When 19-year-old Enatare Blessing started as a janitor at American Corner Ikeja, she had just graduated from secondary school. In a previous job, she was a salesgirl. Clueless about the world of tech, leadership, and digital skills, Blessing was surprised to see young people like her walk into the American Corner to learn these skills.
“My mentality changed after a few months of working here,” she told The Record. The seminars and training sessions, she said, made her curious about learning new skills in a bid to become like the other young people who trooped into the centre.
Several months after attending one of the Web Design classes organized by the STEM club at the American Corner, Blessing won a laptop for coming tops in a group assessment.
She learned how to build a website from scratch and is now preparing to study in the US for her tertiary education through the resources provided by the American Corner.
The American Corner is a US Department of State-sponsored initiative launched in 2000 with hundreds of centres spread across the world. The Corners serve as “regional resource centres for information and programs highlighting American culture, history, current events, and government.”
In Nigeria, there are 18 American Corners. The Ikeja centre, which is situated along Airport Road, was opened in March 2022 and is a result of a partnership between the U.S. Consulate General in Lagos and Venture Garden Group, one of Africa’s largest technology groups.
Like other American Corners across the world, the Ikeja centre hosts discussion groups, seminars, digital workshops, and meetings with local specialists on a wide range of American-focused topics.
The centre is also a kind of makerspace.
“We have a lot of STEM equipment in the space,” the Director of the American Corner, Stephanie Adesanya told The Record.
“We have 3D printers, we have LEGO Mindstorms for robotics. We basically train people and equip them with resources, so that they work and earn a living.”
Aside from being a resource centre where Visitors can learn about educational opportunities in the United States, the American Corner also serves as a free remote workspace for young professionals.
Working remotely in Ikeja can be quite difficult due to frequent blackouts.
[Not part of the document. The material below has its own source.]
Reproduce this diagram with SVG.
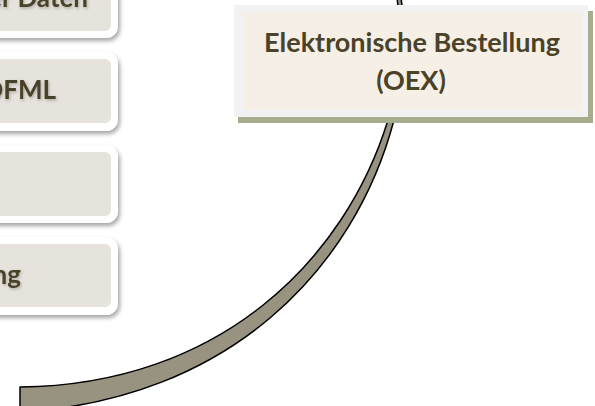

People who can afford a petrol generator are also forced to deal with issues like fuel scarcity.
Mr Olanrewaju Opeyemi, a Software Developer found out about the workspace eight months ago during a fuel scarcity period as he rushed to finish an important project.
“We were looking for ways where we could get access to light and we were just passing Concord one day and we saw the American Corner banner. And I was like ‘I have heard about the place before, let’s just go and you know check out what they represent.’ And I realized that it is a place where people can actually use their systems and internet.”
According to a member of the American Corner, Idowu Olatunji, one of the reasons he keeps coming back to the workspace is because of how encouraging it is to see like-minded people. Compared to when he works from home, working at the centre provides a boost.
The American Corner Ikeja has several clubs and classes for members and interested persons. These clubs organize different educational activities and programs for young people to learn and get inspired.
There is a STEM club which gives young people the opportunity to be creative with Science, Technology Engineering and Math. This club offers free classes on Programming, 3D Printing, Modeling and Design.
If you are interested in schooling in the US, there is educational advising.
By joining their Massive Open Online Courses (MOOC) camp, you can access university courses from around the world. MOOC Camps provide Internet access for interested students to study free courses and participate in weekly class discussions.
The centre organizes workshops, discussions and lectures on entrepreneurship, leadership, and business development for entrepreneurs. Their entrepreneur club is a small-knit community where businessmen, women, and inspiring entrepreneurs share ideas and challenges.
“Through the American Corner, we provide employability and leadership training for young people, offer information on study opportunities in the U.S., showcase American culture and values, as well as foster closer people-to-people ties between the people of Nigeria and the United States,” a U.S. Consulate spokesperson told The Record.
In a city like Lagos where barely nothing goes for free, the free access to gadgets, information and various resources at the American Corner Ikeja seems too good to be true. The space is accessible from Monday to Friday, between 10am and 5pm and interested users are encouraged to sign up online. Walk-in registration is also available.
“A lot of people don’t believe it is free,” Adesanya, the American Corner Ikeja director said. “But it is free and a lot of people are benefitting and taking advantage of it.”